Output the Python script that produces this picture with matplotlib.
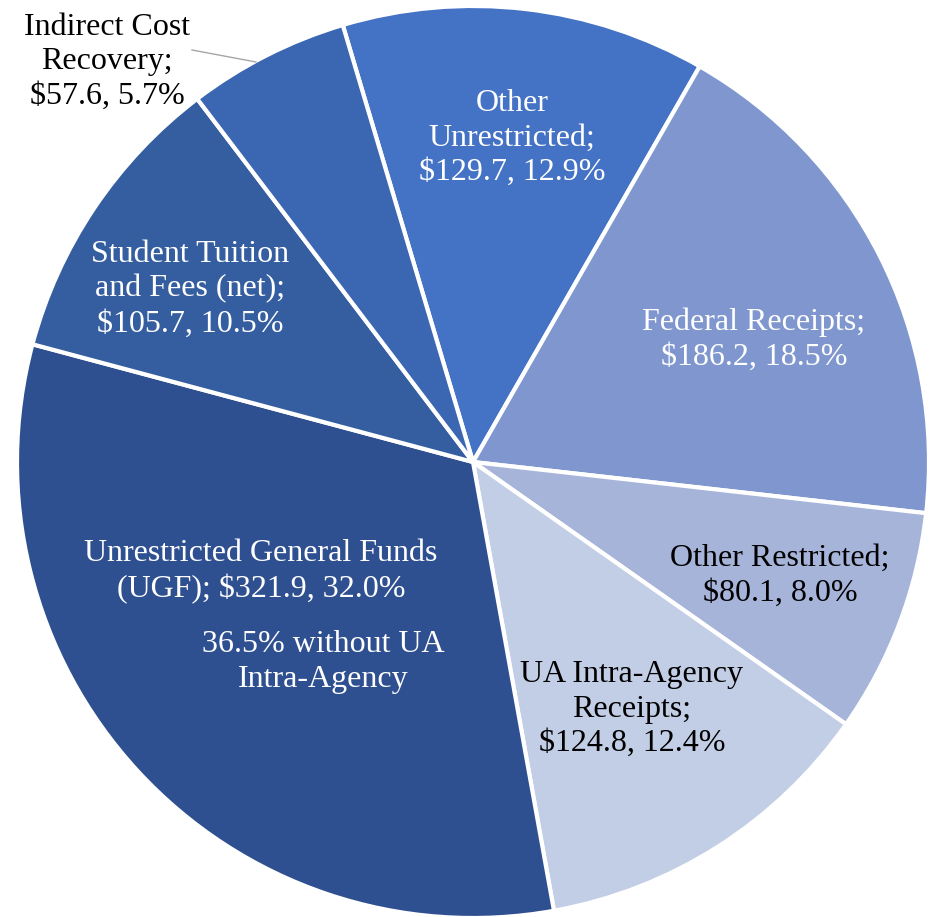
import numpy as np
import matplotlib.pyplot as plt

# Revenue pie, clockwise from "Other Unrestricted"
labels = ["Other\nUnrestricted;", "Federal Receipts;", "Other Restricted;",
          "UA Intra-Agency\nReceipts;", "Unrestricted General Funds\n(UGF);",
          "Student Tuition\nand Fees (net);", "Indirect Cost\nRecovery;"]
values = [129.7, 186.2, 80.1, 124.8, 321.9, 105.7, 57.6]
pcts = [12.9, 18.5, 8.0, 12.4, 32.0, 10.5, 5.7]
colors = ["#4472C4", "#7F97CE", "#A6B4DA", "#C2CDE6", "#2F5090", "#355EA0", "#3B66B1"]
text_col = ["white", "white", "black", "black", "white", "white", "black"]
note = "36.5% without UA\nIntra-Agency"

W, H = 933, 917
cx, cy, R = 473, 462, 456

fig = plt.figure(figsize=(W / 100, H / 100), dpi=100)
ax = fig.add_axes([0, 0, 1, 1])

# first slice starts 16.6 deg left of 12 o'clock
ax.pie(values, colors=colors, startangle=90 + 16.6, counterclock=False, radius=1,
       wedgeprops=dict(edgecolor="white", linewidth=3))
ax.set_aspect("auto")
ax.set_xlim(-cx / R, (W - cx) / R)
ax.set_ylim(-(H - cy) / R, cy / R)
ax.axis("off")

def px(x, y):
    return (x - cx) / R, (cy - y) / R

# label centres in pixels
pos = [(512, 138), (754, 340), (780, 576), (632, 709), (261, 572), (190, 289), (107, 62)]

def money(v, p):
    return "${:.1f}, {:.1f}%".format(v, p)

for i, lab in enumerate(labels):
    if i == 4:
        txt = lab + " " + money(values[i], pcts[i])
    else:
        txt = lab + "\n" + money(values[i], pcts[i])
    x, y = px(*pos[i])
    ax.text(x, y, txt, ha="center", va="center", fontsize=23, color=text_col[i],
            family="Liberation Serif", linespacing=1.26)

x, y = px(323, 662)
ax.text(x, y, note, ha="center", va="center", fontsize=23, color="white",
        family="Liberation Serif", linespacing=1.26)

# leader line for Indirect Cost Recovery
x0, y0 = px(192, 50)
x1, y1 = px(256, 62)
ax.plot([x0, x1], [y0, y1], color="#A6A6A6", linewidth=1)

fig.savefig("out.png", dpi=100)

## Instruction
Pictures stay out. Repeat only the lines from the beginning of the data through the line that has "import matplotlib.pyplot as plt".

## Written answer
Output the Python script that produces this picture with matplotlib.
import numpy as np
import matplotlib.pyplot as plt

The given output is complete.